REQUIREMENTS:
Only the lines from the start of the data to the line containing "20, 32, 47];", both included, should be output, exactly and without pictures.

DATA LINES:
***

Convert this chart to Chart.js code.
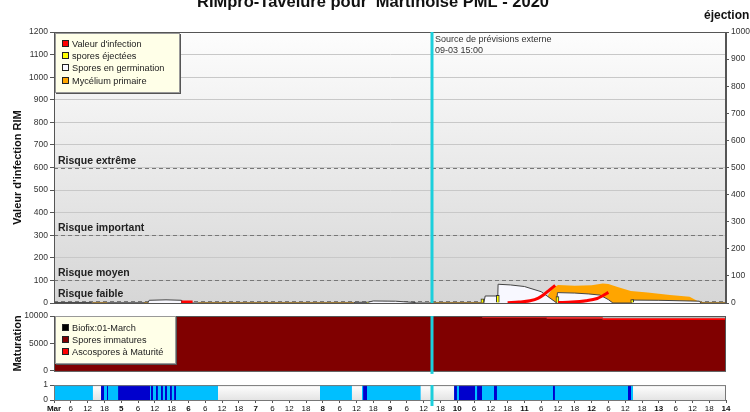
<!DOCTYPE html>
<html>
<head>
<meta charset="utf-8">
<title>RIMpro-Tavelure</title>
<script src="https://cdn.jsdelivr.net/npm/chart.js@4.4.1/dist/chart.umd.min.js"></script>
<style>
  body { margin: 0; background: #fff; }
  .wrap { position: relative; width: 750px; height: 412px; overflow: hidden; }
  canvas { position: absolute; left: 0; }
  #rimChart { top: 0; }
  #matChart { top: 308px; }
  #wetChart { top: 378px; }
</style>
</head>
<body>
<div class="wrap">
  <canvas id="rimChart" width="750" height="312"></canvas>
  <canvas id="matChart" width="750" height="70"></canvas>
  <canvas id="wetChart" width="750" height="34"></canvas>
</div>
<script>
Chart.defaults.font.family = '"Liberation Sans", Arial, sans-serif';
Chart.defaults.color = '#333';

// x values are hours counted from 4 March 00:00 (10 days shown)
const xMax = 240;
const forecastHour = 135; // 09-03 15:00

// Valeur d'infection (null breaks the line)
const infHours  = [45.5, 49.5, 50, 162, 166, 170, 173, 175, 177, 179, 179.5, 180, 185, 190, 194, 196, 198];
const infValues = [4, 4, null, 1, 4, 10, 22, 38, 58, 78, null, 2, 4, 10, 20, 32, 47];

// spores éjectées (right axis)
const ejectHours  = [112, 153, 158.5, 179.8, 206.5];
const ejectValues = [3, 15, 28, 24, 13];

// Spores en germination
const germHours  = [0, 13.5, 13.6, 19, 19.1, 32, 32.1, 33.5, 34, 40, 45.5, 45.6, 107, 107.5, 112, 114, 122, 129, 129.5, 153.5,
                    154, 158.5, 158.6, 163, 168, 174, 178.9, 179.5, 179.8, 186, 191, 195, 198, 199.6, 206.3, 206.5, 216, 230.5, 231, 240];
const germValues = [2, 2, 0, 0, 1, 1, 0, 0, 12, 14, 12, 0, 0, 3, 3, 9, 8, 2, 0, 0,
                    31, 31, 83, 80, 73, 50, 6, 0, 46, 44, 40, 35, 15, 0, 0, 13, 12, 8, 0, 0];

// Mycélium primaire
const mycHours  = [0, 13.6, 13.7, 19, 19.1, 32, 32.1, 34, 34.1, 51, 52, 107, 107.1, 134, 134.5, 153.5, 153.6, 175.5, 176.5, 178,
                   180, 186, 192, 196, 198, 201, 206, 212, 220, 227, 230, 232, 240];
const mycValues = [0, 0, 3, 3, 0, 0, 3, 3, 0, 0, 3, 3, 0, 0, 3, 3, 0, 0, 35, 65,
                   80, 76, 79, 86, 84, 72, 53, 46, 35, 28, 8, 3, 3];

// risk thresholds
const riskLevels = [600, 300, 100, 7];
const riskLabels = ['Risque extrême', 'Risque important', 'Risque moyen', 'Risque faible'];

// maturation panel
const matHours       = [0, 153, 176, 196, 215, 240];
const immatureValues = [9980, 9830, 9700, 9520, 9280, 9280];
const matureValues   = [0, 0, 150, 250, 330, 330];
const biofixHours    = [153, 240];
const biofixValues   = [9950, 9950];

// wetness strip (periods in hours)
const wetStart  = [0, 16.8, 95, 110, 142.9];
const wetEnd    = [13.9, 58.6, 106.4, 131, 206.8];
const rainStart = [16.8, 18.9, 22.9, 34.6, 36.4, 38.2, 39.6, 41.4, 42.9, 110.4, 142.9, 144.6, 151.1, 157.1, 178.2, 205];
const rainEnd   = [17.9, 19.3, 34.3, 35.4, 37.1, 38.9, 40.4, 42.1, 43.6, 111.8, 143.9, 150.4, 152.9, 158.2, 178.9, 206.1];

const pts = (xs, ys) => xs.map((x, i) => ({x: x, y: ys[i]}));
// each period becomes a block of height 1, separated by a gap
const periods = (s, e) => s.flatMap((v, i) => [{x: v, y: 1}, {x: e[i], y: 1}, {x: e[i], y: null}]);

// background gradient, frame and forecast line for each panel
const panelDecor = {
  id: 'panelDecor',
  beforeDraw(chart, args, o) {
    const {ctx, chartArea: a} = chart;
    const g = ctx.createLinearGradient(0, a.top, 0, a.bottom);
    g.addColorStop(0, o.bgTop);
    g.addColorStop(1, o.bgBottom);
    ctx.save();
    ctx.fillStyle = g;
    ctx.fillRect(a.left, a.top, a.width, a.height);
    ctx.restore();
  },
  afterDatasetsDraw(chart, args, o) {
    const {ctx, chartArea: a} = chart;
    const fx = Math.round(chart.scales.x.getPixelForValue(forecastHour));
    ctx.save();
    ctx.strokeStyle = o.frame;
    ctx.lineWidth = 1;
    ctx.strokeRect(a.left + 0.5, a.top + 0.5, a.width - 1, a.height);
    ctx.strokeStyle = '#1ccfdc';
    ctx.lineWidth = 3;
    ctx.beginPath();
    ctx.moveTo(fx, a.top);
    ctx.lineTo(fx, a.bottom + o.lineExtend);
    ctx.stroke();
    ctx.restore();
  }
};

// legend in a cream box, drawn inside the plot
const boxLegend = {
  id: 'boxLegend',
  afterDraw(chart, args, o) {
    if (!o.show) return;
    const ctx = chart.ctx;
    ctx.save();
    ctx.fillStyle = '#555';
    ctx.fillRect(o.x + 1, o.y + 1, o.w, o.h);
    ctx.fillStyle = '#ffffe8';
    ctx.fillRect(o.x, o.y, o.w, o.h);
    ctx.strokeStyle = '#999';
    ctx.lineWidth = 1;
    ctx.strokeRect(o.x + 0.5, o.y + 0.5, o.w - 1, o.h - 1);
    ctx.font = '9.2px "Liberation Sans", Arial, sans-serif';
    ctx.textBaseline = 'middle';
    chart.data.datasets.forEach((ds, i) => {
      const cy = Math.round(o.y + o.first + i * o.step);
      ctx.fillStyle = ds.backgroundColor;
      ctx.fillRect(o.x + 7, cy - 4, 7, 7);
      ctx.strokeStyle = '#222';
      ctx.strokeRect(o.x + 7.5, cy - 3.5, 6, 6);
      ctx.fillStyle = '#222';
      ctx.fillText(ds.label, o.x + 17, cy);
    });
    ctx.restore();
  }
};

// risk lines, title and notes of the main panel
const rimTexts = {
  id: 'rimTexts',
  beforeDatasetsDraw(chart) {
    const {ctx, chartArea: a, scales: {y}} = chart;
    ctx.save();
    ctx.strokeStyle = '#777';
    ctx.setLineDash([4, 3]);
    ctx.font = 'bold 10.5px "Liberation Sans", Arial, sans-serif';
    ctx.fillStyle = '#222';
    riskLevels.forEach((v, i) => {
      const py = Math.round(y.getPixelForValue(v)) + 0.5;
      ctx.beginPath();
      ctx.moveTo(a.left, py);
      ctx.lineTo(a.right, py);
      ctx.stroke();
      ctx.fillText(riskLabels[i], a.left + 4, py - 5);
    });
    ctx.restore();
  },
  afterDraw(chart) {
    const {ctx, scales: {x}} = chart;
    ctx.save();
    ctx.fillStyle = '#111';
    ctx.textAlign = 'center';
    ctx.font = 'bold 16.5px "Liberation Sans", Arial, sans-serif';
    ctx.fillText("RIMpro-Tavelure pour 'Martinoise PML - 2020", 373, 7);
    ctx.textAlign = 'left';
    ctx.font = 'bold 12px "Liberation Sans", Arial, sans-serif';
    ctx.fillText('éjection', 704, 19);
    ctx.fillStyle = '#333';
    ctx.font = '9px "Liberation Sans", Arial, sans-serif';
    const fx = x.getPixelForValue(forecastHour) + 3;
    ctx.fillText('Source de prévisions externe', fx, 42);
    ctx.fillText('09-03 15:00', fx, 53);
    ctx.restore();
  }
};

const tickFont = {size: 8.5};
const axisBorder = {color: '#555'};
const plain = v => String(v);

new Chart(document.getElementById('rimChart'), {
  type: 'line',
  data: {
    datasets: [
      {
        label: "Valeur d'infection",
        data: pts(infHours, infValues),
        borderColor: '#ff0000',
        backgroundColor: '#ff0000',
        borderWidth: 3,
        pointRadius: 0,
        fill: false,
        spanGaps: false,
        cubicInterpolationMode: 'monotone'
      },
      {
        type: 'bar',
        label: 'spores éjectées',
        data: pts(ejectHours, ejectValues),
        backgroundColor: '#ffff00',
        borderColor: '#333',
        borderWidth: 1,
        barThickness: 3,
        yAxisID: 'yEject'
      },
      {
        label: 'Spores en germination',
        data: pts(germHours, germValues),
        borderColor: '#444',
        backgroundColor: '#f8f8ff',
        borderWidth: 1,
        pointRadius: 0,
        fill: 'origin'
      },
      {
        label: 'Mycélium primaire',
        data: pts(mycHours, mycValues),
        borderColor: '#ffa500',
        backgroundColor: '#ffa500',
        borderWidth: 0,
        pointRadius: 0,
        fill: 'origin'
      }
    ]
  },
  options: {
    responsive: false,
    animation: false,
    layout: {padding: {top: 32, bottom: 9}},
    plugins: {
      legend: {display: false},
      tooltip: {enabled: false},
      panelDecor: {bgTop: '#fdfdfd', bgBottom: '#d6d6d6', frame: '#555', lineExtend: 0},
      boxLegend: {show: true, x: 55, y: 33, w: 125, h: 60, first: 11, step: 12.2}
    },
    scales: {
      x: {type: 'linear', min: 0, max: xMax, display: false, offset: false},
      y: {
        position: 'left', min: 0, max: 1200,
        ticks: {stepSize: 100, font: tickFont, color: '#333', padding: 2, callback: plain},
        grid: {color: '#c8c8c8', tickColor: '#555', tickLength: 4},
        border: axisBorder,
        title: {display: true, text: "Valeur d'infection RIM", color: '#111',
                font: {size: 11, weight: 'bold'}, padding: {top: 11}},
        afterFit: s => { s.width = 54; }
      },
      yEject: {
        position: 'right', min: 0, max: 1000,
        ticks: {stepSize: 100, font: tickFont, color: '#333', padding: 2, callback: plain},
        grid: {drawOnChartArea: false, tickColor: '#555', tickLength: 3},
        border: axisBorder,
        afterFit: s => { s.width = 24; }
      }
    }
  },
  plugins: [panelDecor, rimTexts, boxLegend]
});

new Chart(document.getElementById('matChart'), {
  type: 'line',
  data: {
    datasets: [
      {
        label: 'Biofix:01-March',
        data: pts(biofixHours, biofixValues),
        borderColor: '#000',
        backgroundColor: '#000',
        borderWidth: 1,
        pointRadius: 0,
        fill: false,
        stack: 'biofix'
      },
      {
        label: 'Spores immatures',
        data: pts(matHours, immatureValues),
        borderColor: '#800000',
        backgroundColor: '#800000',
        borderWidth: 0,
        pointRadius: 0,
        stepped: 'after',
        fill: 'origin'
      },
      {
        label: 'Ascospores à Maturité',
        data: pts(matHours, matureValues),
        borderColor: '#ff0000',
        backgroundColor: '#ff0000',
        borderWidth: 0,
        pointRadius: 0,
        stepped: 'after',
        fill: '-1'
      }
    ]
  },
  options: {
    responsive: false,
    animation: false,
    layout: {padding: {top: 8, bottom: 6, right: 24}},
    plugins: {
      legend: {display: false},
      tooltip: {enabled: false},
      panelDecor: {bgTop: '#b8b8b8', bgBottom: '#b8b8b8', frame: '#555', lineExtend: 3},
      boxLegend: {show: true, x: 55, y: 8, w: 121, h: 48, first: 12, step: 12}
    },
    scales: {
      x: {type: 'linear', min: 0, max: xMax, display: false, offset: false},
      y: {
        position: 'left', min: 0, max: 10000, stacked: true,
        ticks: {stepSize: 5000, font: tickFont, color: '#333', padding: 2, callback: plain},
        grid: {drawOnChartArea: false, tickColor: '#555', tickLength: 4},
        border: axisBorder,
        title: {display: true, text: 'Maturation', color: '#111',
                font: {size: 11, weight: 'bold'}, padding: {top: 11}},
        afterFit: s => { s.width = 54; }
      }
    }
  },
  plugins: [panelDecor, boxLegend]
});

new Chart(document.getElementById('wetChart'), {
  type: 'line',
  data: {
    datasets: [
      {label: 'Pluie', data: periods(rainStart, rainEnd), backgroundColor: '#0000cd',
       borderWidth: 0, pointRadius: 0, fill: 'origin', spanGaps: false},
      {label: 'Humectation', data: periods(wetStart, wetEnd), backgroundColor: '#00bfff',
       borderWidth: 0, pointRadius: 0, fill: 'origin', spanGaps: false}
    ]
  },
  options: {
    responsive: false,
    animation: false,
    layout: {padding: {top: 6, right: 24}},
    plugins: {
      legend: {display: false},
      tooltip: {enabled: false},
      panelDecor: {bgTop: '#ffffff', bgBottom: '#e4e4e4', frame: '#777', lineExtend: 6}
    },
    scales: {
      x: {
        type: 'linear', min: 0, max: xMax, offset: false,
        ticks: {
          stepSize: 6, autoSkip: false, maxRotation: 0, padding: 1, color: '#111',
          font: c => ({size: 8, weight: (c.tick && c.tick.value % 24 === 0) ? 'bold' : 'normal'}),
          callback: v => v % 24 === 0 ? (v === 0 ? 'Mar' : String(4 + v / 24)) : String(v % 24)
        },
        grid: {drawOnChartArea: false, tickColor: '#555', tickLength: 3},
        border: axisBorder,
        afterFit: s => { s.height = 12; }
      },
      y: {
        position: 'left', min: 0, max: 1,
        ticks: {stepSize: 1, autoSkip: false, font: tickFont, color: '#333', padding: 2, callback: plain},
        grid: {drawOnChartArea: false, tickColor: '#555', tickLength: 4},
        border: axisBorder,
        afterFit: s => { s.width = 54; }
      }
    }
  },
  plugins: [panelDecor]
});
</script>
</body>
</html>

***

TASK SOLUTION:
Convert this chart to Chart.js code.
<!DOCTYPE html>
<html>
<head>
<meta charset="utf-8">
<title>RIMpro-Tavelure</title>
<script src="https://cdn.jsdelivr.net/npm/chart.js@4.4.1/dist/chart.umd.min.js"></script>
<style>
  body { margin: 0; background: #fff; }
  .wrap { position: relative; width: 750px; height: 412px; overflow: hidden; }
  canvas { position: absolute; left: 0; }
  #rimChart { top: 0; }
  #matChart { top: 308px; }
  #wetChart { top: 378px; }
</style>
</head>
<body>
<div class="wrap">
  <canvas id="rimChart" width="750" height="312"></canvas>
  <canvas id="matChart" width="750" height="70"></canvas>
  <canvas id="wetChart" width="750" height="34"></canvas>
</div>
<script>
Chart.defaults.font.family = '"Liberation Sans", Arial, sans-serif';
Chart.defaults.color = '#333';

// x values are hours counted from 4 March 00:00 (10 days shown)
const xMax = 240;
const forecastHour = 135; // 09-03 15:00

// Valeur d'infection (null breaks the line)
const infHours  = [45.5, 49.5, 50, 162, 166, 170, 173, 175, 177, 179, 179.5, 180, 185, 190, 194, 196, 198];
const infValues = [4, 4, null, 1, 4, 10, 22, 38, 58, 78, null, 2, 4, 10, 20, 32, 47];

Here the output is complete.